Stanley Holland, 1867–1936
Engineer, Benefactor
Edward Stanley Holland grew up in Leominster and went on to work for the Town Corporation.
Unfortunately he embezzled money from the Corporation and was given the choice of jail or emigration. He chose the latter.
In America he found employment as a Civil Engineer and went on to make his fortune.
He gave substantial sums of money to his old town to buy playing fields and supported the Priory Church and Cottage Hospital. He became the first Freeman of the Borough of Leominster.
Stanley Holland was born in Orleton in 1867, but his family moved to Leominster, where his father kept the “White Horse” in West Street. He attended Lucton School, and sang in the choir of the Priory Church where it is said he had a fine tenor voice. Stanley became a Surveyor to the Leominster Corporation.
He seems to have done a lot of drinking with his boon companions at the “Talbot.” and the “Baker’s Arms.” The landlady of the “Talbot” even entrusted him with her financial transactions. Possibly as a result of his extravagant drinking and treating, he ran short of money and resorted to cheating the Corporation. When his dishonesty was detected his employers demanded his resignation, and gave him the alternatives of prosecution or emigration. He chose the latter, and with some borrowed money made his way to the U.S.A. He was then 28.

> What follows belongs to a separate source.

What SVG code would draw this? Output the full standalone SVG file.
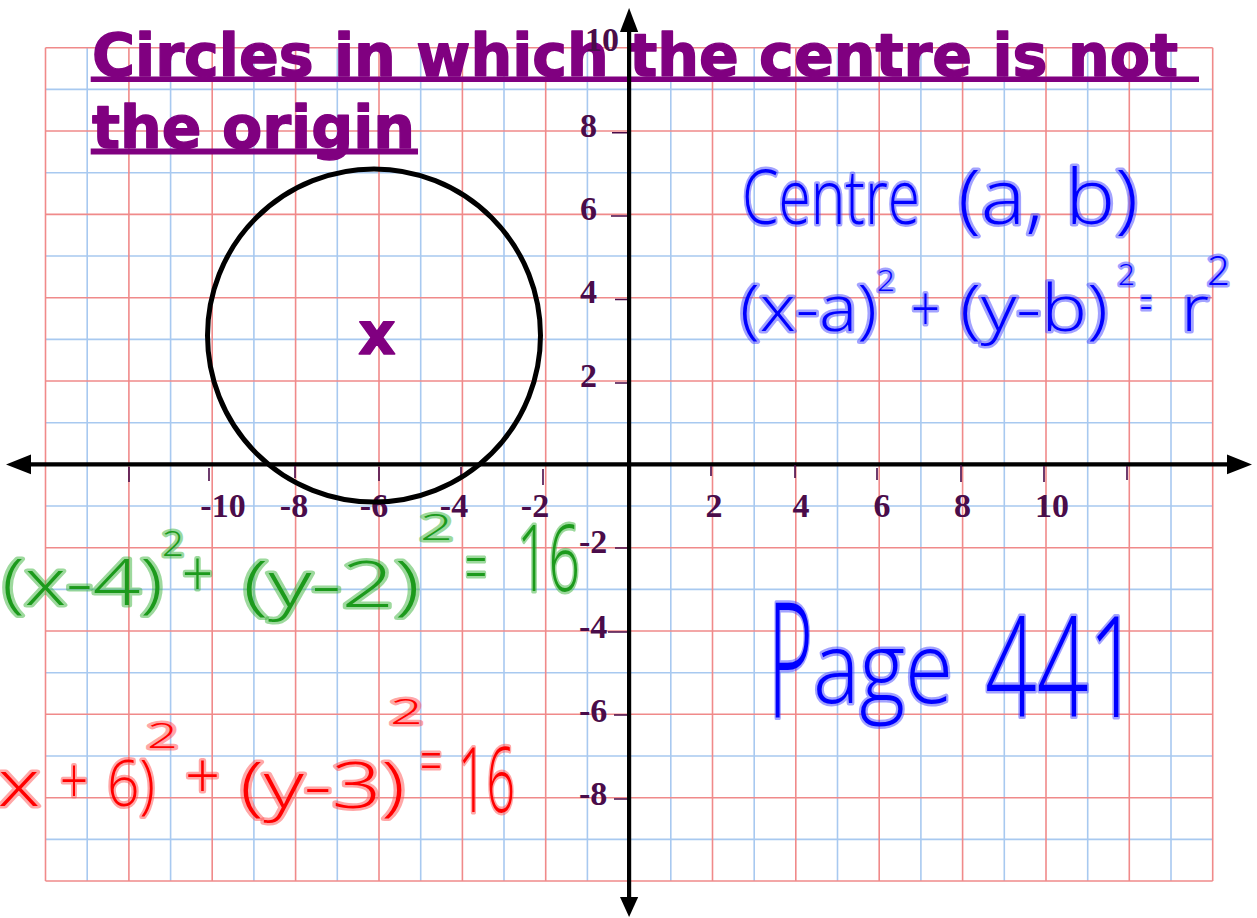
<svg xmlns="http://www.w3.org/2000/svg" width="1257" height="918" viewBox="0 0 1257 918">
<style>
.gb{stroke:#a8c9f0;stroke-width:1.6;fill:none}
.gr{stroke:#f08a8a;stroke-width:1.6;fill:none}
.ax{stroke:#000;stroke-width:4.2;fill:none}
.ah{fill:#000}
.tk{stroke:#4a0c4a;stroke-width:1.6;fill:none}
.lb{font-family:"Liberation Serif","Times New Roman",serif;font-weight:bold;font-size:34px;fill:#4a0c4a}
.title{font-family:"DejaVu Sans",Verdana,sans-serif;font-weight:bold;font-size:59px;fill:#800080;stroke:#800080;stroke-width:1.4px;stroke-linejoin:round}
.ul{fill:#800080}
.hw{font-family:"Open Sans","Noto Sans",sans-serif;font-weight:300;paint-order:stroke;stroke-linejoin:round;stroke-linecap:round;stroke-width:5px}
.blue{fill:#0000ff;stroke:rgba(70,70,255,0.5)}
.green{fill:#1c9a1c;stroke:rgba(60,180,60,0.5)}
.red{fill:#ff0000;stroke:rgba(255,80,80,0.5)}
</style>
<rect width="1257" height="918" fill="#fff"/>
<g id="grid">
<path class="gb" d="M87.2 47.7V881M170.6 47.7V881M253.9 47.7V881M337.3 47.7V881M420.7 47.7V881M504 47.7V881M587.4 47.7V881M670.8 47.7V881M754.2 47.7V881M837.5 47.7V881M920.9 47.7V881M1004.3 47.7V881M1087.7 47.7V881M1171 47.7V881M45.5 89.4H1212.7M45.5 172.7H1212.7M45.5 256H1212.7M45.5 339.4H1212.7M45.5 422.7H1212.7M45.5 506H1212.7M45.5 589.4H1212.7M45.5 672.7H1212.7M45.5 756H1212.7M45.5 839.4H1212.7"/>
<path class="gr" d="M45.5 47.7V881M128.9 47.7V881M212.2 47.7V881M295.6 47.7V881M379 47.7V881M462.4 47.7V881M545.7 47.7V881M629.1 47.7V881M712.5 47.7V881M795.8 47.7V881M879.2 47.7V881M962.6 47.7V881M1046 47.7V881M1129.3 47.7V881M1212.7 47.7V881M45.5 47.7H1212.7M45.5 131H1212.7M45.5 214.4H1212.7M45.5 297.7H1212.7M45.5 381H1212.7M45.5 464.4H1212.7M45.5 547.7H1212.7M45.5 631H1212.7M45.5 714.3H1212.7M45.5 797.7H1212.7M45.5 881H1212.7"/>
</g>
<g id="title">
<text class="title" x="92" y="76" textLength="1086" lengthAdjust="spacingAndGlyphs">Circles in which the centre is not</text>
<rect class="ul" x="90.7" y="76.5" width="1108.3" height="5.5"/>
<text class="title" x="92" y="148" textLength="323" lengthAdjust="spacingAndGlyphs">the origin</text>
<rect class="ul" x="90.7" y="148.5" width="327.3" height="6"/>
</g>
<g id="axes">
<line class="ax" x1="28" y1="464.4" x2="1230" y2="464.4"/>
<polygon class="ah" points="6,464.4 31,454.5 31,474.3"/>
<polygon class="ah" points="1252,464.4 1227,454.5 1227,474.3"/>
<line class="ax" x1="629.1" y1="28" x2="629.1" y2="900"/>
<polygon class="ah" points="629.1,8 620,32 638.2,32"/>
<polygon class="ah" points="629.1,917 620,897 638.2,897"/>
</g>
<g id="ticks">
<path class="tk" d="M129 467V482M209 468V481M295 466V478M379 467V481M461 467V476M543 469V485M711 466V476M795 465V478M877 468V480M961 465V482M1044 466V482M1127 466V480M612 132.7H627M611 216H627M615 299.5H627M615 383H627M615 548H627M608 632H627M614 715H627M614 799H627"/>
</g>
<g id="labels">
<text class="lb" x="223" y="517" text-anchor="middle">-10</text>
<text class="lb" x="294" y="517" text-anchor="middle">-8</text>
<text class="lb" x="374" y="517" text-anchor="middle">-6</text>
<text class="lb" x="454" y="517" text-anchor="middle">-4</text>
<text class="lb" x="535" y="517" text-anchor="middle">-2</text>
<text class="lb" x="714" y="517" text-anchor="middle">2</text>
<text class="lb" x="801" y="517" text-anchor="middle">4</text>
<text class="lb" x="882" y="517" text-anchor="middle">6</text>
<text class="lb" x="962.5" y="517" text-anchor="middle">8</text>
<text class="lb" x="1052" y="517" text-anchor="middle">10</text>
<text class="lb" x="585" y="51">10</text>
<text class="lb" x="580" y="136.7">8</text>
<text class="lb" x="580" y="220">6</text>
<text class="lb" x="580" y="303.3">4</text>
<text class="lb" x="580" y="386.7">2</text>
<text class="lb" x="579" y="553">-2</text>
<text class="lb" x="579" y="638">-4</text>
<text class="lb" x="579" y="721.7">-6</text>
<text class="lb" x="579" y="805">-8</text>
</g>
<g id="circle">
<circle cx="374" cy="335.5" r="166.5" fill="none" stroke="#000" stroke-width="5"/>
<text class="title" x="377" y="354" text-anchor="middle" style="font-size:58px">x</text>
</g>
<g id="centre-note">
<text class="hw blue" y="224" font-size="76"><tspan x="742" textLength="178" lengthAdjust="spacingAndGlyphs">Centre</tspan><tspan x="958" textLength="180" lengthAdjust="spacingAndGlyphs">(a, b)</tspan></text>
</g>
<g id="general-eq">
<text class="hw blue" font-size="64"><tspan x="740" y="331" textLength="137" lengthAdjust="spacingAndGlyphs">(x-a)</tspan><tspan x="877" y="291" font-size="30" textLength="18" lengthAdjust="spacingAndGlyphs">2</tspan><tspan x="911" y="331" textLength="29" lengthAdjust="spacingAndGlyphs">+</tspan><tspan x="960" y="331" textLength="148" lengthAdjust="spacingAndGlyphs">(y-b)</tspan><tspan x="1118" y="285" font-size="30" textLength="17" lengthAdjust="spacingAndGlyphs">2</tspan><tspan x="1140" y="320" font-size="48" textLength="12" lengthAdjust="spacingAndGlyphs">=</tspan><tspan x="1181" y="331" textLength="28" lengthAdjust="spacingAndGlyphs">r</tspan><tspan x="1207" y="285" font-size="40" textLength="23" lengthAdjust="spacingAndGlyphs">2</tspan></text>
</g>
<g id="green-eq">
<text class="hw green" font-size="64"><tspan x="2" y="605" textLength="161" lengthAdjust="spacingAndGlyphs">(x-4)</tspan><tspan x="162" y="556" font-size="34" textLength="22" lengthAdjust="spacingAndGlyphs">2</tspan><tspan x="182" y="596" textLength="31" lengthAdjust="spacingAndGlyphs">+</tspan><tspan x="243" y="607" textLength="177" lengthAdjust="spacingAndGlyphs">(y-2)</tspan><tspan x="420" y="540" font-size="36" textLength="33" lengthAdjust="spacingAndGlyphs">2</tspan><tspan x="465" y="593" font-size="72" textLength="22" lengthAdjust="spacingAndGlyphs">=</tspan><tspan x="517" y="591" font-size="92" textLength="63" lengthAdjust="spacingAndGlyphs">16</tspan></text>
</g>
<g id="red-eq">
<text class="hw red" font-size="64"><tspan x="-2" y="806" textLength="42" lengthAdjust="spacingAndGlyphs">x</tspan><tspan x="60" y="803" textLength="28" lengthAdjust="spacingAndGlyphs">+</tspan><tspan x="107" y="806" textLength="48" lengthAdjust="spacingAndGlyphs">6)</tspan><tspan x="147" y="748" font-size="34" textLength="31" lengthAdjust="spacingAndGlyphs">2</tspan><tspan x="185" y="798" textLength="35" lengthAdjust="spacingAndGlyphs">+</tspan><tspan x="240" y="808" textLength="165" lengthAdjust="spacingAndGlyphs">(y-3)</tspan><tspan x="390" y="724" font-size="34" textLength="33" lengthAdjust="spacingAndGlyphs">2</tspan><tspan x="420" y="782" font-size="60" textLength="22" lengthAdjust="spacingAndGlyphs">=</tspan><tspan x="458" y="812" font-size="90" textLength="57" lengthAdjust="spacingAndGlyphs">16</tspan></text>
</g>
<g id="page-note">
<text class="hw blue"><tspan x="768" y="717" font-size="160" textLength="45" lengthAdjust="spacingAndGlyphs">P</tspan><tspan x="813" y="703" font-size="100" textLength="140" lengthAdjust="spacingAndGlyphs">age</tspan><tspan x="985" y="717" font-size="140" textLength="155" lengthAdjust="spacingAndGlyphs">441</tspan></text>
</g>
</svg>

The story is told that, in looking for a job there, he approached a contractor who, to get rid of him, set him an exceedingly difficult mathematical problem to work out, saying that he might consider an application from him if he had solved the problem within a few days. Within 24 hours Stanley was back with the right answer, and was engaged on the spot. He became a very competent engineer and built hundreds of bridges, became a vice President of the Bates and Rogers Construction Company, and amassed a fortune as a result. He became an American citizen.
He did not forget his debt to Leominster and regularly sent large donations to the town’s charities. In 1930 he donated the Children’s Playing Field near the Grange to the Council, and gave generous support to a number of institutions including the Cottage Hospital and the Priory Church, where a beautiful window, the most westerly in the south wall of the Priory church, was his gift in 1924. He also gave £1,000 towards the organ. As an Old Luctonian he spent £2500 buying land near the school and building a pavilion and sports ground there which bears his name.
The man who had left Leominster under a cloud returned as the first freeman of the town.
Holland never married. When he died he left nearly half a million pounds, he was generous to his many relations in the vicinity of Leominster, and he did not forget them in his Will. He was also generous to his old town providing money to the Cottage Hospital where a ward endowed by him was dedicated to his memory. His will also created a fund of £2000 to provide relief for 40 poor persons in the Borough. The “E Stanley Holland Charity” continues to make small grants to people in distress.
He left instructions that his body was to be buried in Leominster Priory church. His funeral, conducted by the Bishop of Hereford, was attended by the Mayor and councillors and thousands of the townsfolk. School children formed a guard of honour as the procession passed through the playing fields he had given them and their successors in the generations yet unborn.